Output the material beneath this task exactly, images excluded.

-- -- --

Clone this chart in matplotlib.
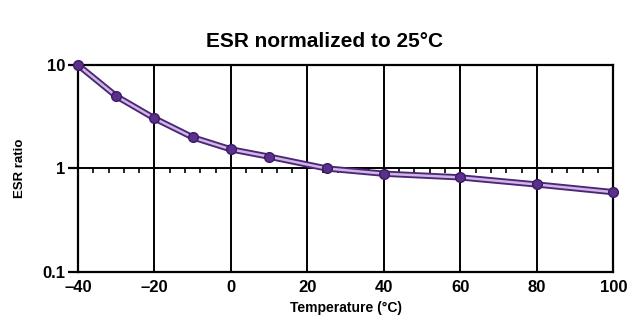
import numpy as np
import matplotlib
matplotlib.use("Agg")
import matplotlib.pyplot as plt
import matplotlib.transforms as mtransforms

# values
temperature = [-40, -30, -20, -10, 0, 10, 25, 40, 60, 80, 100]
esr_ratio = [10.0, 5.0, 3.05, 2.0, 1.53, 1.3, 1.0, 0.89, 0.82, 0.70, 0.59]
xticks = [-40, -20, 0, 20, 40, 60, 80, 100]
xtick_labels = ["\u201340", "\u201320", "0", "20", "40", "60", "80", "100"]
yticks = [0.1, 1, 10]
ytick_labels = ["0.1", "1", "10"]

font = ["Liberation Sans Narrow", "Liberation Sans", "DejaVu Sans"]
plt.rcParams["font.family"] = font
plt.rcParams["font.weight"] = "bold"

fig = plt.figure(figsize=(6.29, 3.3), dpi=100)
ax = fig.add_axes([0.124, 0.176, 0.851, 0.627])

ax.set_yscale("log")
ax.set_xlim(-40, 100)
ax.set_ylim(0.1, 10)

# grid: vertical lines at major ticks, one horizontal line at 1
for x in xticks[1:-1]:
    ax.axvline(x, color="black", lw=1.4, zorder=1)
ax.axhline(1, color="black", lw=1.4, zorder=1)

# little ticks hanging under the y=1 line
trans = mtransforms.blended_transform_factory(ax.transData, ax.transAxes)
small = [x for x in np.arange(-40, 101, 4) if x % 20 != 0]
ax.vlines(small, 0.5 - 5 / 207, 0.5, transform=trans, color="black", lw=1.2, zorder=1)

# double-stroke purple line with dots
ax.plot(temperature, esr_ratio, color="#4a2775", lw=4.5, zorder=3,
        solid_capstyle="round")
ax.plot(temperature, esr_ratio, color="#d2b4e6", lw=1.8, zorder=4)
ax.plot(temperature, esr_ratio, "o", color="#5b2f8c", ms=7, mec="#3b1c63",
        mew=1, zorder=5, clip_on=False)

for s in ax.spines.values():
    s.set_linewidth(1.6)
    s.set_color("black")

ax.set_xticks(xticks)
ax.set_xticklabels(xtick_labels, fontsize=12, fontweight="bold")
ax.set_yticks(yticks)
ax.set_yticklabels(ytick_labels, fontsize=12, fontweight="bold")
ax.yaxis.set_minor_locator(matplotlib.ticker.NullLocator())
ax.tick_params(axis="x", length=0, pad=6)
ax.tick_params(axis="y", length=7, width=1.6, direction="out", pad=2)

ax.set_xlabel("Temperature (\u00b0C)", fontsize=10, fontweight="bold", labelpad=4)
ax.set_ylabel("ESR ratio", fontsize=9.5, fontweight="bold", labelpad=12)
ax.set_title("ESR normalized to 25\u00b0C", fontsize=15, fontweight="bold",
             pad=13, x=0.46)

fig.savefig("out.png", dpi=100)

-- -- --

- **Completed exercise**:
Clone this chart in matplotlib.
import numpy as np
import matplotlib
matplotlib.use("Agg")
import matplotlib.pyplot as plt
import matplotlib.transforms as mtransforms

# values
temperature = [-40, -30, -20, -10, 0, 10, 25, 40, 60, 80, 100]
esr_ratio = [10.0, 5.0, 3.05, 2.0, 1.53, 1.3, 1.0, 0.89, 0.82, 0.70, 0.59]
xticks = [-40, -20, 0, 20, 40, 60, 80, 100]
xtick_labels = ["\u201340", "\u201320", "0", "20", "40", "60", "80", "100"]
yticks = [0.1, 1, 10]
ytick_labels = ["0.1", "1", "10"]

font = ["Liberation Sans Narrow", "Liberation Sans", "DejaVu Sans"]
plt.rcParams["font.family"] = font
plt.rcParams["font.weight"] = "bold"

fig = plt.figure(figsize=(6.29, 3.3), dpi=100)
ax = fig.add_axes([0.124, 0.176, 0.851, 0.627])

ax.set_yscale("log")
ax.set_xlim(-40, 100)
ax.set_ylim(0.1, 10)

# grid: vertical lines at major ticks, one horizontal line at 1
for x in xticks[1:-1]:
    ax.axvline(x, color="black", lw=1.4, zorder=1)
ax.axhline(1, color="black", lw=1.4, zorder=1)

# little ticks hanging under the y=1 line
trans = mtransforms.blended_transform_factory(ax.transData, ax.transAxes)
small = [x for x in np.arange(-40, 101, 4) if x % 20 != 0]
ax.vlines(small, 0.5 - 5 / 207, 0.5, transform=trans, color="black", lw=1.2, zorder=1)

# double-stroke purple line with dots
ax.plot(temperature, esr_ratio, color="#4a2775", lw=4.5, zorder=3,
        solid_capstyle="round")
ax.plot(temperature, esr_ratio, color="#d2b4e6", lw=1.8, zorder=4)
ax.plot(temperature, esr_ratio, "o", color="#5b2f8c", ms=7, mec="#3b1c63",
        mew=1, zorder=5, clip_on=False)

for s in ax.spines.values():
    s.set_linewidth(1.6)
    s.set_color("black")

ax.set_xticks(xticks)
ax.set_xticklabels(xtick_labels, fontsize=12, fontweight="bold")
ax.set_yticks(yticks)
ax.set_yticklabels(ytick_labels, fontsize=12, fontweight="bold")
ax.yaxis.set_minor_locator(matplotlib.ticker.NullLocator())
ax.tick_params(axis="x", length=0, pad=6)
ax.tick_params(axis="y", length=7, width=1.6, direction="out", pad=2)

ax.set_xlabel("Temperature (\u00b0C)", fontsize=10, fontweight="bold", labelpad=4)
ax.set_ylabel("ESR ratio", fontsize=9.5, fontweight="bold", labelpad=12)
ax.set_title("ESR normalized to 25\u00b0C", fontsize=15, fontweight="bold",
             pad=13, x=0.46)

fig.savefig("out.png", dpi=100)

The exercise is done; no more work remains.